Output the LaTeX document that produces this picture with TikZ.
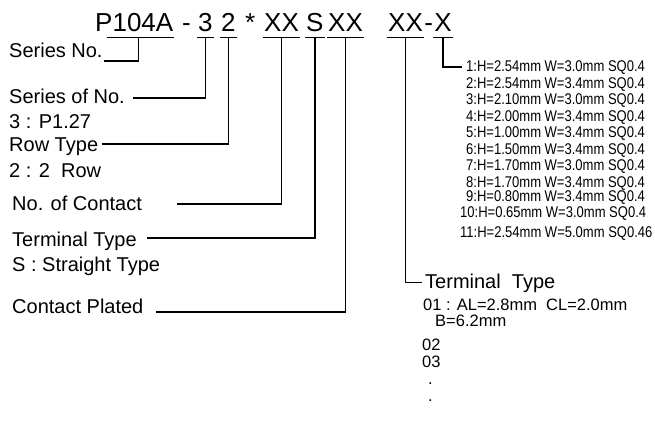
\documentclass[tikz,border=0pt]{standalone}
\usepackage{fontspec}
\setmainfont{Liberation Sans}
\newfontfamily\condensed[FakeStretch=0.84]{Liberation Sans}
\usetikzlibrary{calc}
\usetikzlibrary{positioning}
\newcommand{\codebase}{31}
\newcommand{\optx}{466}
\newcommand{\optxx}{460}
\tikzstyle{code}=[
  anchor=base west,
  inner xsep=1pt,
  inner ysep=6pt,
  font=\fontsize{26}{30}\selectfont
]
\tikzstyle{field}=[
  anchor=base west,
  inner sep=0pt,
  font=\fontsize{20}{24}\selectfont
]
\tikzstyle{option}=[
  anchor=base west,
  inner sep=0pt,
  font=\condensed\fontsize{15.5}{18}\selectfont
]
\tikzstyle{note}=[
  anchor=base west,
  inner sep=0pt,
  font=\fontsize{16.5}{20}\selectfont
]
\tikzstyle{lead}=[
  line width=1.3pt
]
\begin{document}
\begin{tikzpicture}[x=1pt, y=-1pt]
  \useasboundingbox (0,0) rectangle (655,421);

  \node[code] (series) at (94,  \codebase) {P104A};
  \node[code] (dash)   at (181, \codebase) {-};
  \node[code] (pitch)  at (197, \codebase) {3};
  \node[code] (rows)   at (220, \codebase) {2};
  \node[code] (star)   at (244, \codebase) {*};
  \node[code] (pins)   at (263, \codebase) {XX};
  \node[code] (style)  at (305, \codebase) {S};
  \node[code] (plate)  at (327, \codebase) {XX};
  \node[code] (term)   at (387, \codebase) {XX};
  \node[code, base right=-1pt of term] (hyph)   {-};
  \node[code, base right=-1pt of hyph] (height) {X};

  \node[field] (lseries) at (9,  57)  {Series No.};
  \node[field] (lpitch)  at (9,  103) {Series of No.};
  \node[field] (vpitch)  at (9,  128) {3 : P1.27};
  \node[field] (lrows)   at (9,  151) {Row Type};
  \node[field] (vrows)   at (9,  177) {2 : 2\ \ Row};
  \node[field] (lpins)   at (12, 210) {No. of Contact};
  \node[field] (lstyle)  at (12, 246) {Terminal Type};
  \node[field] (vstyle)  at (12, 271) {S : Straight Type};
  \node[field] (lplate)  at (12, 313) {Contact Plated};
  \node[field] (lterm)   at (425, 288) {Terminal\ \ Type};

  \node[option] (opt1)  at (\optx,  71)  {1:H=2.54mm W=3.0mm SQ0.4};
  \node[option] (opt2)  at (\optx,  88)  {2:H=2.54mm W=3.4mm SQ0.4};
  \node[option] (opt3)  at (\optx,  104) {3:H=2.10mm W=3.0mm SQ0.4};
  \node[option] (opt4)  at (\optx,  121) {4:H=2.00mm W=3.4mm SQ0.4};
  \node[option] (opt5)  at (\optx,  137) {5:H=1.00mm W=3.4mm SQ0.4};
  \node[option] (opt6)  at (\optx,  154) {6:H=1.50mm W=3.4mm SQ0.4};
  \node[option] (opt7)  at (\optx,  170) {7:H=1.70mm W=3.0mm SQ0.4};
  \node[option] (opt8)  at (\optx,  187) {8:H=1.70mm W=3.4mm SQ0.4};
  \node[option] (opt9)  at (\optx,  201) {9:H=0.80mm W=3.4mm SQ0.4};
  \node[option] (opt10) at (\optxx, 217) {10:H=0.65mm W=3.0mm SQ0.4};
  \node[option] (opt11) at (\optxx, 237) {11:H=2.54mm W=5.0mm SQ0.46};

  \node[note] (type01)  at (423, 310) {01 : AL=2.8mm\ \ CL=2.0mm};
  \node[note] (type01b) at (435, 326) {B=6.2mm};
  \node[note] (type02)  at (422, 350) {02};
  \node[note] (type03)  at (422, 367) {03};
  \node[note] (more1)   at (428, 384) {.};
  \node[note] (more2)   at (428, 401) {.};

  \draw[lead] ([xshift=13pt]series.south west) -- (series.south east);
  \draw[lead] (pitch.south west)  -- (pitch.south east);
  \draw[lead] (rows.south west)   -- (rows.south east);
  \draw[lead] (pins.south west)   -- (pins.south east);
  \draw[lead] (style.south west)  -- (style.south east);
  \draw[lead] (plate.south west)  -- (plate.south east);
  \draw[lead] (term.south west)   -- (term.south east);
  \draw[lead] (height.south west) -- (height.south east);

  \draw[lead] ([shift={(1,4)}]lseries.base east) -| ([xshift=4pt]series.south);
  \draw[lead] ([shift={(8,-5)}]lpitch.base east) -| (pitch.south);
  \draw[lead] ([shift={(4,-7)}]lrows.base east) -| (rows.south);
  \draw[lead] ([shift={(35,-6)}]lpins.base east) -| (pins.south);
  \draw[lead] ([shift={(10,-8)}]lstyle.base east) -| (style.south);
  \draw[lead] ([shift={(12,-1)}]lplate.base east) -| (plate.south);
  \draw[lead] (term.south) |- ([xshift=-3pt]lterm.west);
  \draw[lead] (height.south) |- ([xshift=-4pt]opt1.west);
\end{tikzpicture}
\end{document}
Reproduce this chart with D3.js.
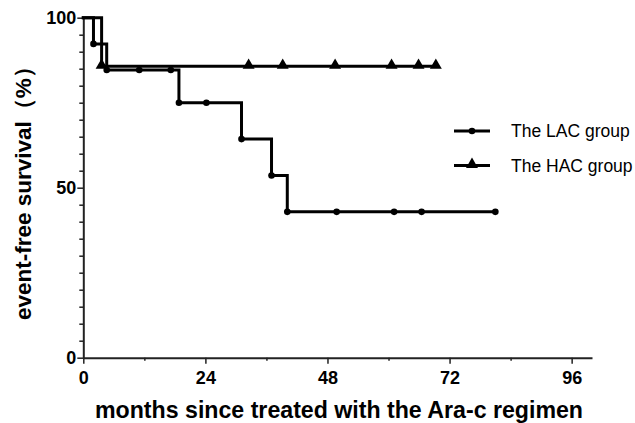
***
Pick out and copy every line that contains the word "with".

» Exercise result
Output the LaTeX document that produces this picture with TikZ.
Reproduce this chart with D3.js.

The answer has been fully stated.